Just then, Garud flew in. He had no idea of what had transpired between Vishnu and Narad. Vishnu told Garud, “I heard a crashing sound outside the main gate. Can you find out what happened?” As Garud left, Vishnu winked at Narad and whispered, “Let us see how he fares.”
Garud returned. “It is a milkmaid called Sharada. She was on her way to the market. On the way, a snake crossed her path. Startled, she fell back and broke one of the two pots of milk she was carrying. Now she wonders how she will make enough money to pay for the broken pot and the spilt milk. I suggested she sell the milk to you. After all, you are married to Lakshmi, the goddess of wealth.”
“And the price of the milk?” asked Vishnu. Pat came Garud’s reply, “Four copper coins. One actually but I think she hopes to make a handsome profit when dealing with God.” Vishnu started to laugh. His eye caught Narad’s and Narad understood at that instant why Garud’s statue and not his is always placed before the image of Vishnu in Vishnu temples.

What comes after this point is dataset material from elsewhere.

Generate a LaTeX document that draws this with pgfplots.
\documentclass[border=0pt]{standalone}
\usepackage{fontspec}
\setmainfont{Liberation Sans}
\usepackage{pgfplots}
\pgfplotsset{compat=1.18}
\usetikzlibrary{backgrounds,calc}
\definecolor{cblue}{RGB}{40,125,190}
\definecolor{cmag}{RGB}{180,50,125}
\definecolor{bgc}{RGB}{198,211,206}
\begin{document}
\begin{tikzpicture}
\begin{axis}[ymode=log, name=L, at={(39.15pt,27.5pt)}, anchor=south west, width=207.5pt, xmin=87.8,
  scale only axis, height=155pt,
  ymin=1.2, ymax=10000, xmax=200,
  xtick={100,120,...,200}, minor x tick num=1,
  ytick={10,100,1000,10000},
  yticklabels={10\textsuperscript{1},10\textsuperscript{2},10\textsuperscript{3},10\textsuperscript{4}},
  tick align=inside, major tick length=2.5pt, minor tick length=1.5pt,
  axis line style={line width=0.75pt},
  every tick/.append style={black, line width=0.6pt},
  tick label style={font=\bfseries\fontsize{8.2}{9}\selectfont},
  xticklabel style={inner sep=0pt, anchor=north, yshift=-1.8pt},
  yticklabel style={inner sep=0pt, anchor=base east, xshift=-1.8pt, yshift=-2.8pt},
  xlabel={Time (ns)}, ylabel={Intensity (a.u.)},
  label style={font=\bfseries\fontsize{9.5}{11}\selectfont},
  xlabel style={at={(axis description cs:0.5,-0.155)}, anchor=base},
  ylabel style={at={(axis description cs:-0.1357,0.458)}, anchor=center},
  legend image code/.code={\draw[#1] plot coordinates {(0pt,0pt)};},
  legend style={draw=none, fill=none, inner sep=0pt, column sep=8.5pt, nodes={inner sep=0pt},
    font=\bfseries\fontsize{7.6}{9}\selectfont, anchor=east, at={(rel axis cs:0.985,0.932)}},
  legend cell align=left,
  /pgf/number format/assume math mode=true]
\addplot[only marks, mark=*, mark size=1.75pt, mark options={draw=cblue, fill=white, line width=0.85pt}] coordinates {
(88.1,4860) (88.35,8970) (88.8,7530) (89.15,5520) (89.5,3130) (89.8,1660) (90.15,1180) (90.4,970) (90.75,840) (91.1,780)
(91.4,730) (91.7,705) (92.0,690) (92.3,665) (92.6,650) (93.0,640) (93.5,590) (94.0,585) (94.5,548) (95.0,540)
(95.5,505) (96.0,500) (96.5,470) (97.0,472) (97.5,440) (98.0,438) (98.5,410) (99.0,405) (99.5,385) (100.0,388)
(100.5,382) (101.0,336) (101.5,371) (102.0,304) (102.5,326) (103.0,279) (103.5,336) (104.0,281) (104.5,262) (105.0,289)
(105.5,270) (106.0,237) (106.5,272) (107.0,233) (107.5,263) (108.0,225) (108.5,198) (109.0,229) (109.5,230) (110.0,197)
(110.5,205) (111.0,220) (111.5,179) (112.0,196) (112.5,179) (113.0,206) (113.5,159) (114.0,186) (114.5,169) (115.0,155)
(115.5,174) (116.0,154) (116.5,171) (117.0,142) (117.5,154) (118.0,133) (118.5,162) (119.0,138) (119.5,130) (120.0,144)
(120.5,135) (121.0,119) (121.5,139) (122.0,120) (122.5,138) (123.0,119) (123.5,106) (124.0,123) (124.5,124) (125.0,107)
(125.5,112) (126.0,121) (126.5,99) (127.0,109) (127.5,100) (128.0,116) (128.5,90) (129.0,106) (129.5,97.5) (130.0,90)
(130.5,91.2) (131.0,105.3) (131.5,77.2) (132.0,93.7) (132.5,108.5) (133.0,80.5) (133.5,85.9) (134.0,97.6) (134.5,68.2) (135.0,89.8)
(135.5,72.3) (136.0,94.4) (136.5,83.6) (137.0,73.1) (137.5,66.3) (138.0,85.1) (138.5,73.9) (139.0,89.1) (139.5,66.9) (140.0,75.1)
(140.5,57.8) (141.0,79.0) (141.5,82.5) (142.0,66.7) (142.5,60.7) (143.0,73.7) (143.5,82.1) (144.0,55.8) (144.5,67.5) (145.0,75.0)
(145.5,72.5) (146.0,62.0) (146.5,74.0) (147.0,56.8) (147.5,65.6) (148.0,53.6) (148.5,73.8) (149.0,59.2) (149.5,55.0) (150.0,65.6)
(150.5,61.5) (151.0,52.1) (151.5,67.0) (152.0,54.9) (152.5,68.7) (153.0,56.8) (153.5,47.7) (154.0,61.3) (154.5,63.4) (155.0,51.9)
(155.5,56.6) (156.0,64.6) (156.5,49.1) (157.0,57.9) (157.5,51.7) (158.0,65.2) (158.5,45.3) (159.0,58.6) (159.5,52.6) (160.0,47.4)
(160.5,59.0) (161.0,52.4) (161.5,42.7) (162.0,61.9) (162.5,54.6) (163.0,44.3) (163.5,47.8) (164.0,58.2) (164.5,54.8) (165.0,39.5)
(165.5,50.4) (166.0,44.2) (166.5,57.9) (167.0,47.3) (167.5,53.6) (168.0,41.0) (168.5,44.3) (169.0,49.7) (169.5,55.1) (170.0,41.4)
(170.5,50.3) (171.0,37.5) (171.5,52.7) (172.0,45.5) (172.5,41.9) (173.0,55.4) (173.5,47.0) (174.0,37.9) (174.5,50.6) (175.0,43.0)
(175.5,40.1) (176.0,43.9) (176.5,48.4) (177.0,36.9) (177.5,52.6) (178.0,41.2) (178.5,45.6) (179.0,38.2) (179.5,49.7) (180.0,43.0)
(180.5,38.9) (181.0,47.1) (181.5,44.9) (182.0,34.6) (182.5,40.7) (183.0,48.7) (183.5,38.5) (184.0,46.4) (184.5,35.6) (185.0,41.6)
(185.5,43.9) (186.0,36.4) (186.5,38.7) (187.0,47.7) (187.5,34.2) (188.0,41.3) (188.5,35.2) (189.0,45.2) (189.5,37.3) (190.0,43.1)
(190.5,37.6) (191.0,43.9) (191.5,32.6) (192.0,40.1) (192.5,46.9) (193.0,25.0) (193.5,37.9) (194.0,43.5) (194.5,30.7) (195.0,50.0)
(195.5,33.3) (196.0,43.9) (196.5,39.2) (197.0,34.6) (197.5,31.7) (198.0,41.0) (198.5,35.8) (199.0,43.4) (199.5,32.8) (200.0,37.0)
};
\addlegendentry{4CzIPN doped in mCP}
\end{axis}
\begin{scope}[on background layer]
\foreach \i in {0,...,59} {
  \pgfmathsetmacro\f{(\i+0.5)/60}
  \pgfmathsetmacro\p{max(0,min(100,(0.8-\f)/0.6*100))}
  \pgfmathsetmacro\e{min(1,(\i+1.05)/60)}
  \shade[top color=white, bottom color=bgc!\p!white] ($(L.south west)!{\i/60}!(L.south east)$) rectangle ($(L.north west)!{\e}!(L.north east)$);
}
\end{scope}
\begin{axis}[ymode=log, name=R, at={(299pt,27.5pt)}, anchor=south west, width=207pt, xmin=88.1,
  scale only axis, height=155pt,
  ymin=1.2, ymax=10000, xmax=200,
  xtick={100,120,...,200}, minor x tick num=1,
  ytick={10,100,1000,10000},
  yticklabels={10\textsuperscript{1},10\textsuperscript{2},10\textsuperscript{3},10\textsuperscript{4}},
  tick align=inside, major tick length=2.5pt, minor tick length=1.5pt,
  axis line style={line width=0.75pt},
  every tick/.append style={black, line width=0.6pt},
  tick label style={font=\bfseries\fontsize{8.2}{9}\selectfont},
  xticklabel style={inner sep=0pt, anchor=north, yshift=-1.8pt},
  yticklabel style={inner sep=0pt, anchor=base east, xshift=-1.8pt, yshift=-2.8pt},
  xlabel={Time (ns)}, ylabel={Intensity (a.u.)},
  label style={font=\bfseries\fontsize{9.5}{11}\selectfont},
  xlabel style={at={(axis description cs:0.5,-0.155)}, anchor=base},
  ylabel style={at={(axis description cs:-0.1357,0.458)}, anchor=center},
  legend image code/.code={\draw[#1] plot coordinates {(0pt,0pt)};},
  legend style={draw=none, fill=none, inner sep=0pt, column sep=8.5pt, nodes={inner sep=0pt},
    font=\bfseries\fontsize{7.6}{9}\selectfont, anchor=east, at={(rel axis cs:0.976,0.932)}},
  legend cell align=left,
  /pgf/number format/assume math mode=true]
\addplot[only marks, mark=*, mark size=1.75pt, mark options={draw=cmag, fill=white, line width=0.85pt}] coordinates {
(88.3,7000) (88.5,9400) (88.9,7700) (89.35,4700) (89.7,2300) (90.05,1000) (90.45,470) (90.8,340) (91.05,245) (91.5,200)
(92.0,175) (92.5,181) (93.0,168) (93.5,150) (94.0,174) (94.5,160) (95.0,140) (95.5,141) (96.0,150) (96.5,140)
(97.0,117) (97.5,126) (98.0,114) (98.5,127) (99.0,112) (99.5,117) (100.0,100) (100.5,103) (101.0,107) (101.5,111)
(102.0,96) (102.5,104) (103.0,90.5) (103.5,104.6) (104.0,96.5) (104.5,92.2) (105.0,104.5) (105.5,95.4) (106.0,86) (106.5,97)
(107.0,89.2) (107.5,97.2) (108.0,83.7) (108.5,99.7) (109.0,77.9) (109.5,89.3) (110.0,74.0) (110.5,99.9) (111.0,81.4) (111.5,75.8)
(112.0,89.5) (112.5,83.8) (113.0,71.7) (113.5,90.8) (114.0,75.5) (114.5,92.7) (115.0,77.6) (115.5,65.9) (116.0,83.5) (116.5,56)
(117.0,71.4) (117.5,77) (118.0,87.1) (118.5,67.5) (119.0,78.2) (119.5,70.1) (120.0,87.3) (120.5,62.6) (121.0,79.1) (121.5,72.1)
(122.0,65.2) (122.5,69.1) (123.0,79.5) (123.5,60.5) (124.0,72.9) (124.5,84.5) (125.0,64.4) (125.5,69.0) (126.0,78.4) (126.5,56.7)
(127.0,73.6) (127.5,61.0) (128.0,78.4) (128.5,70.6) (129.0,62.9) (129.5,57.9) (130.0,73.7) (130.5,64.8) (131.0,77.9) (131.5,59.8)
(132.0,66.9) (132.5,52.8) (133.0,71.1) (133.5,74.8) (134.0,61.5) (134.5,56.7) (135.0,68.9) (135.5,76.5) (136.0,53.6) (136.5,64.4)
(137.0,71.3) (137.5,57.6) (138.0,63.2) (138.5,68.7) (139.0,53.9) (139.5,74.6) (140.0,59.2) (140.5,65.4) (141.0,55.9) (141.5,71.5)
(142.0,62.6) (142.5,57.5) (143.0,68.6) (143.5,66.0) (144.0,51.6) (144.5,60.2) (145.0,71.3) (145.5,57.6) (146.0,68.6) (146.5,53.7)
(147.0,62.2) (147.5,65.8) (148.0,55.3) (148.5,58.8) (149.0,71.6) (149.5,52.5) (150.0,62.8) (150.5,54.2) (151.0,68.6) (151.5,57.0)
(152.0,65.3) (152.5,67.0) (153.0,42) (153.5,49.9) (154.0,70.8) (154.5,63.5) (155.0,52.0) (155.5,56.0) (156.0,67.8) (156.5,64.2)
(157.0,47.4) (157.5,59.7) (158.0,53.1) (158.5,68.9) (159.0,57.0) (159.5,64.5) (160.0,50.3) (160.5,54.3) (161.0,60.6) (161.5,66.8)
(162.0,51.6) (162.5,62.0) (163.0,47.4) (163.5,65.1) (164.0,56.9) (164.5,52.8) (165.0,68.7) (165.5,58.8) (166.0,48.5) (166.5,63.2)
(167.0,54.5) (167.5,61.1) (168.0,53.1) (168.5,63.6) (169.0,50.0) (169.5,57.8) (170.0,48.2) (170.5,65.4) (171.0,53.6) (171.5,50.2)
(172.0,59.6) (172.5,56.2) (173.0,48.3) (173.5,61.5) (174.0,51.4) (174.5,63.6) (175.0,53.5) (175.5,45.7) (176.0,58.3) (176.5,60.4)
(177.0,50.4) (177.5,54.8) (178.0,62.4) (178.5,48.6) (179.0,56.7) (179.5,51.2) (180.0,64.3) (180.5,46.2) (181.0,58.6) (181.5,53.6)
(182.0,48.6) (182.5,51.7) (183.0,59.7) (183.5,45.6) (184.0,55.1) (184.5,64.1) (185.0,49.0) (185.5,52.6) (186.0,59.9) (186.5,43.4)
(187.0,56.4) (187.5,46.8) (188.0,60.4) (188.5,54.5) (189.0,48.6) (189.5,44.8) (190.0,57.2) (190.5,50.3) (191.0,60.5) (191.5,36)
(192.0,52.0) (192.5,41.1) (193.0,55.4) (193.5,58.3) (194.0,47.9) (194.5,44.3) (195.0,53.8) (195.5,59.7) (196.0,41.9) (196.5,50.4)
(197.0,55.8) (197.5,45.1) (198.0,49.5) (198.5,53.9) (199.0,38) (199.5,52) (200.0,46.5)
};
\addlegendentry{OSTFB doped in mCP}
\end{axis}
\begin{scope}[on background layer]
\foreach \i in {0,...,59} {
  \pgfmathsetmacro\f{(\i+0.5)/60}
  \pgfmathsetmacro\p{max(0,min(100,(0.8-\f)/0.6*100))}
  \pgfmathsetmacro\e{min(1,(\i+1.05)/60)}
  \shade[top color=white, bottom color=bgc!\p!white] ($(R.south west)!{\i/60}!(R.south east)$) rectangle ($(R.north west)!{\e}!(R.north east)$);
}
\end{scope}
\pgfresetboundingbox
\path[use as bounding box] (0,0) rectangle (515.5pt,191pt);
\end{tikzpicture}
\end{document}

Narad had behaved like a reactive subordinate. Very obedient, doing what the master told him to, leaving all the thinking to the master. Garud behaved like a proactive subordinate, anticipating all his master’s moves and preparing for it. That ‘ability to aniticpate’ made Garud more efficient and effective and hence more valuable in the eyes of Vishnu.
Mr. Kapur, senor vice president, Operations, at a telecom firm has a simple method to distinguish the Garud from the Narad in his team. During all his meetings, he assigns tasks to all team members. And he observes who comes to him with an update without his asking and who provides updates only when asked. He likes those people who approach him and give him feedback on projects proactively. They do not wait for a crisis. They don’t wait for meetings. They don’t wait to be asked.
Some of the best secretaries in the world are Garuds – they know what their bosses want even before the boss asks for it. They know that when they say, “Book me a ticket to Jaipur,” they are expected to make the hotel bookings, the car pickups, update the blackberry with the appointments and reminders and alarms. They know what bills need to be processed at the first of the month, on the first Monday of every month, on the last day of every month. They know when the weekend parties have to be organized, when the stress levels shoots up, when the bosses are more relaxed. They are sensitive to the rhythms of the boss, the rituals they follow. And all this comes from the ‘ability to anticipate’.
Of course, insecure bosses can get annoyed, even threatened, by subordinates with the ‘ability to anticipate’. They feel that if he knows my every move, he may one day overshadow me. This is what happened to Jiten who went out of his way to update his boss on every thing he did, not waiting for his boss to ask him for updates. He knew the answers to every question asked to his boss. He seemed prepared for any argument or objection made by the boss. The boss said to himself, “This man does everything so brilliantly. It is almost that he does not need my help. He is merely informing me of developments. He seems to know what I will approve and what I will not.” It was only a question of time before Jiten found himself being sidelined and ignored in team meetings. The dumbest, the most obedient Narads moved ahead of him. To Jiten, Garud would say, “ While it is good to anticipate your master’s move, it must never seem like you are one step ahead of the master. That would make you look like an oversmart upstart. Remember, your master needs to feel that you need him, that your existence and validation comes from him. Never forget that you are the cog in his wheel, he is not the cog in yours.”